Article Preview
TopIntroduction
Nowadays, steganography has been attracting much attention and widely studied by the researchers all over the world. It aims to not only embed the message in digital files for covert communication but also conceal the act of hiding the secret. Meanwhile, the goal of steganalysis is to find out the suspicious digital files, the related actor and even the embedded message. Steganalysis that aimed to recognize the existence of stego image files is based on feature space designed to represent the image and binary classifier trained for distinguishing the stego image file (Fridrich, 2009). It has been proved that the detector well trained by large training set and rich model can achieve outstanding accuracy with the assumption that the source of test set is the same as the training data (Kodovsky, Fridrich, & Holub, 2012, Fridrich & Kodovsky, 2012, Kodovský & Fridrich, 2012, Goljan, Fridrich, & Cogranne, 2014, Holub & Fridrich, 2015). Although, the complexity of the image properties itself has a huge influence on the accuracy of the staganalytic detector in the real-world application, such as the size, the quality factor, the camera producing the raw image file, the double compression. While the training data is different from testing set, the performance of the detector decreases significantly (Goljan, Fridrich, & Holotyak, 2006, Kodovský, Sedighi, & Fridrich, 2014, Ker & Pevný, 2014). This is what we call “cover source mismatch”, which has been recognized as an open problem considering the steganalysis in practice (Ker, Bas, Böhme, Cogranne, Craver, Filler, Fridrich, & Pevný, 2013). The definition of Cover Source Mismatch is given by Kodovský et al., and the negative impact of CSM is widely recognized and can range from small decrease of performance to complete fail when one relatively accurate steganalysis algorithms on one image source detects the steganography on another source (Kodovský, Sedighi, & Fridrich, 2014).

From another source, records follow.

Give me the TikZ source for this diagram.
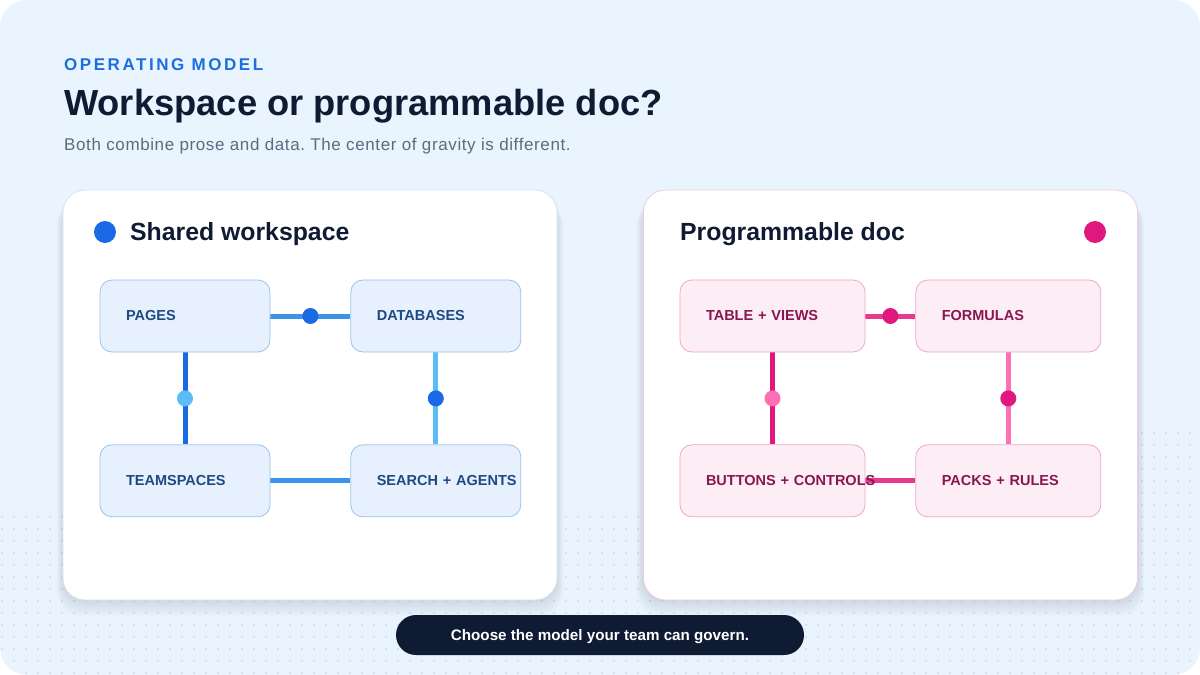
\documentclass[tikz,border=0pt]{standalone}
\usepackage{fontspec}
\setmainfont{Liberation Sans}
\usepackage{xcolor}
\definecolor{opbg}{HTML}{EAF4FE}
\definecolor{opink}{HTML}{0F1B33}
\definecolor{opeyebrow}{HTML}{1A6EE0}
\definecolor{opgrey}{HTML}{5B6B80}
\definecolor{opdots}{HTML}{C3D0DD}
\definecolor{opshadow}{HTML}{6A7E96}
\definecolor{wsdark}{HTML}{1A6AE5}
\definecolor{wsmid}{HTML}{3D92EA}
\definecolor{wslight}{HTML}{5BBCF6}
\definecolor{wsfill}{HTML}{E6F1FD}
\definecolor{wsedge}{HTML}{9CC3EA}
\definecolor{wstext}{HTML}{1E4A82}
\definecolor{wscard}{HTML}{D5E3F1}
\definecolor{pddark}{HTML}{E0187D}
\definecolor{pdmid}{HTML}{E8398F}
\definecolor{pdlight}{HTML}{FF6FB3}
\definecolor{pdfill}{HTML}{FDEEF6}
\definecolor{pdedge}{HTML}{EBA9CB}
\definecolor{pdtext}{HTML}{8A1553}
\definecolor{pdcard}{HTML}{F1CADD}
\usepackage{tikz}
\usetikzlibrary{positioning}

\pgfdeclarelayer{cards}
\pgfdeclarelayer{links}
\pgfsetlayers{cards,links,main}
\frenchspacing

\begin{document}
\begin{tikzpicture}[
  x=1pt, y=-1pt,
  card/.style={rounded corners=22pt, fill=white, line width=0.8pt,
               minimum width=494pt, minimum height=410pt, inner sep=0pt},
  cardshadow/.style={opshadow, opacity=0.022, rounded corners=24pt},
  box/.style={rounded corners=12pt, line width=0.8pt, minimum height=72pt,
              inner xsep=26pt, inner ysep=0pt, align=left,
              font=\fontsize{14.5}{16}\selectfont\bfseries},
  wsbox/.style={box, draw=wsedge, fill=wsfill, text=wstext, text width=118pt},
  pdbox/.style={box, draw=pdedge, fill=pdfill, text=pdtext, text width=133pt},
  link/.style={line width=5pt},
  jdot/.style={circle, inner sep=0pt, minimum size=16pt},
  cardtitle/.style={anchor=base west, inner sep=0pt, text=opink,
                    font=\fontsize{24.8}{28}\selectfont\bfseries},
  node distance=92pt and 80pt
]
  % page and cards
  \begin{pgfonlayer}{cards}
    \fill[white] (0,0) rectangle (1200,675);
    \fill[opbg, rounded corners=27pt] (0,0) rectangle (1200,675);
    \begin{scope}
      \clip[rounded corners=27pt] (0,0) rectangle (1200,675);
      \foreach \x in {2,14,...,1198}
        \foreach \y in {517,529,...,673}
          \fill[opdots] (\x,\y) circle (0.8pt);
      \foreach \x in {1142,1154,...,1198}
        \foreach \y in {433,445,...,505}
          \fill[opdots] (\x,\y) circle (0.8pt);
    \end{scope}
    \foreach \s in {1,...,9} {
      \fill[cardshadow] (63-0.7*\s,200) rectangle (557+0.7*\s,600+1.8*\s);
      \fill[cardshadow] (643-0.7*\s,200) rectangle (1138+0.7*\s,600+1.8*\s);
    }
    \node[card, draw=wscard] (wscard) at (310,395) {};
    \node[card, draw=pdcard] (pdcard) at (890.5,395) {};
  \end{pgfonlayer}

  % heading
  \node[anchor=base west, inner sep=0pt, text=opeyebrow,
        font=\fontsize{17}{20}\selectfont\bfseries\addfontfeature{LetterSpace=15}]
        (eyebrow) at (64,70) {OPERATING MODEL};
  \node[anchor=base west, inner sep=0pt, text=opink,
        font=\fontsize{36.3}{42}\selectfont\bfseries]
        (title) at (64,115) {Workspace or programmable doc?};
  \node[anchor=base west, inner sep=0pt, text=opgrey,
        font=\fontsize{17}{20}\selectfont\addfontfeature{LetterSpace=3.6}]
        (subtitle) at (64,150) {Both combine prose and data. The center of gravity is different.};

  % shared workspace
  \node[circle, fill=wsdark, minimum size=22pt, inner sep=0pt] (wsmark) at (105,232) {};
  \node[cardtitle] (wstitle) at (130,240) {Shared workspace};
  \node[wsbox] (pages) at (185,316) {PAGES};
  \node[wsbox, right=of pages] (databases) {DATABASES};
  \node[wsbox, below=of pages] (teamspaces) {TEAMSPACES};
  \node[wsbox, below=of databases] (search) {\mbox{SEARCH + AGENTS}};

  % programmable doc
  \node[circle, fill=pddark, minimum size=22pt, inner sep=0pt] (pdmark) at (1095,232) {};
  \node[cardtitle] (pdtitle) at (680,240) {Programmable doc};
  \node[pdbox] (tables) at (772.5,316) {TABLE + VIEWS};
  \node[pdbox, right=50pt of tables] (formulas) {FORMULAS};
  \node[pdbox, below=of tables] (buttons) {\mbox{BUTTONS + CONTROLS}};
  \node[pdbox, below=of formulas] (packs) {PACKS + RULES};

  \begin{pgfonlayer}{links}
    \draw[link, wsmid] (pages) -- node[jdot, fill=wsdark] (wsj1) {} (databases);
    \draw[link, wsdark] (pages) -- node[jdot, fill=wslight] (wsj2) {} (teamspaces);
    \draw[link, wslight] (databases) -- node[jdot, fill=wsdark] (wsj3) {} (search);
    \draw[link, wsmid] (teamspaces) -- (search);
    \draw[link, pdmid] (tables) -- node[jdot, fill=pddark] (pdj1) {} (formulas);
    \draw[link, pddark] (tables) -- node[jdot, fill=pdlight] (pdj2) {} (buttons);
    \draw[link, pdlight] (formulas) -- node[jdot, fill=pddark] (pdj3) {} (packs);
    \draw[link, pdmid] (buttons) -- (packs);
  \end{pgfonlayer}

  % closing pill
  \node[fill=opink, rounded corners=20pt, minimum width=408pt, minimum height=40pt,
        text depth=0pt, text=white, font=\fontsize{15.2}{17}\selectfont\bfseries]
        (pill) at (600,635) {Choose the model your team can govern.};
\end{tikzpicture}
\end{document}
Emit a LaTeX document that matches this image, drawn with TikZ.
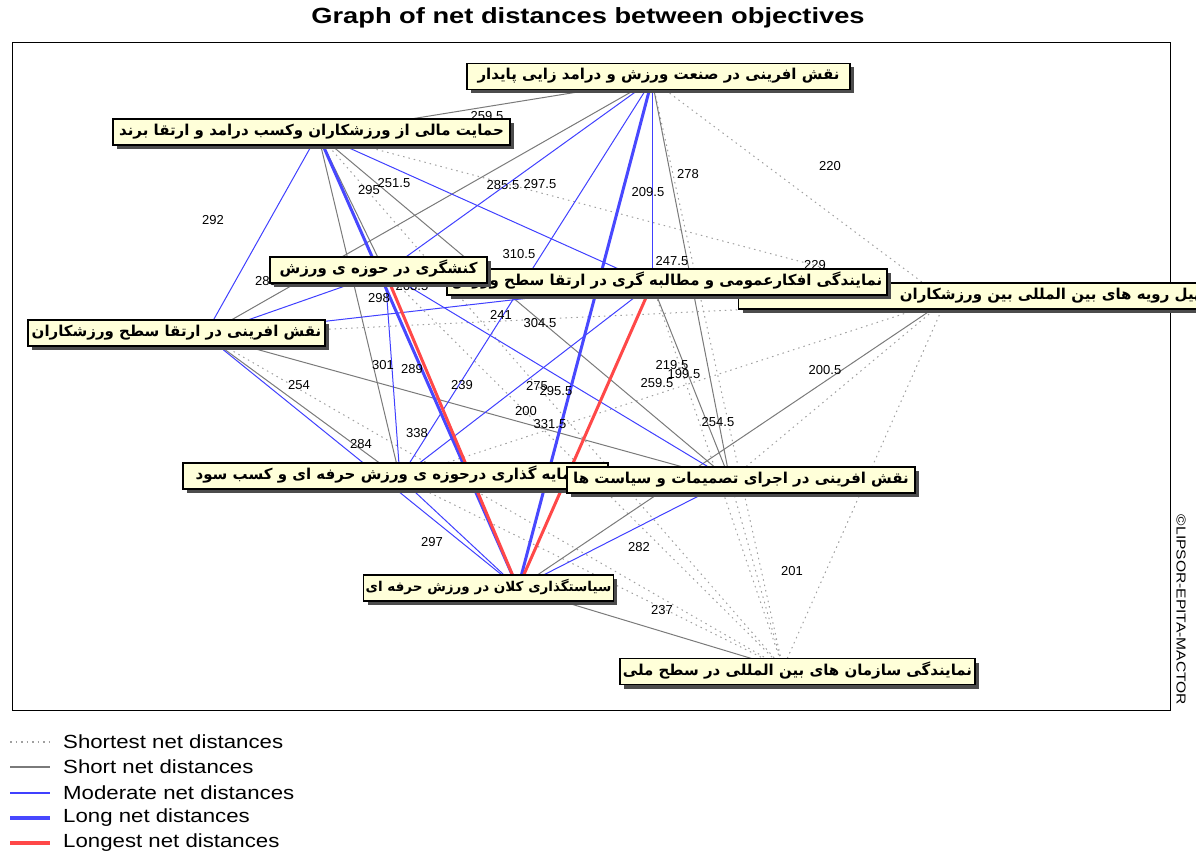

In recent years, many researchers focus on cover source mismatch, and discuss different targeted approaches to address the problems of mismatch in different domain of digital image. Barni et al. (2010) considered the use of an image forensics tool for the steganalysis of images produced by different sources. The experiments are conducted to analyze two types of image: computer generated and camera images (Barni, Cancelli, & Esposito, 2010). Lubenko & Ker (2012) proved the simple classifiers have more robustness to train mismatch. Fridrich (2013) studied the effect of the cover quantization on steganalysis. However, the study is limited to the situation where the source of training set matches the testing set. Kodovský et al. (Kodovský, Sedighi, & Fridrich, 2014) studied the effectiveness of two simple approaches: training a single classifier on a mixture of sources and training a bank of classifiers with different sources first and then testing a given unseen source on the closest source used for training. Both can mitigate the negative effect of mismatch, however, selecting a closest source based on the camera is not realistic since it demands an unacceptable number of the classifiers because of various camera available and the custom quantization tables they used. Ker & Pevný (2014) presents an in-depth study of one particular instance of model mismatch, and demonstrates some effective methods to considerably reduce rather than completely remove the mismatch penalty. However, they only discussed a single type of steganography and detector.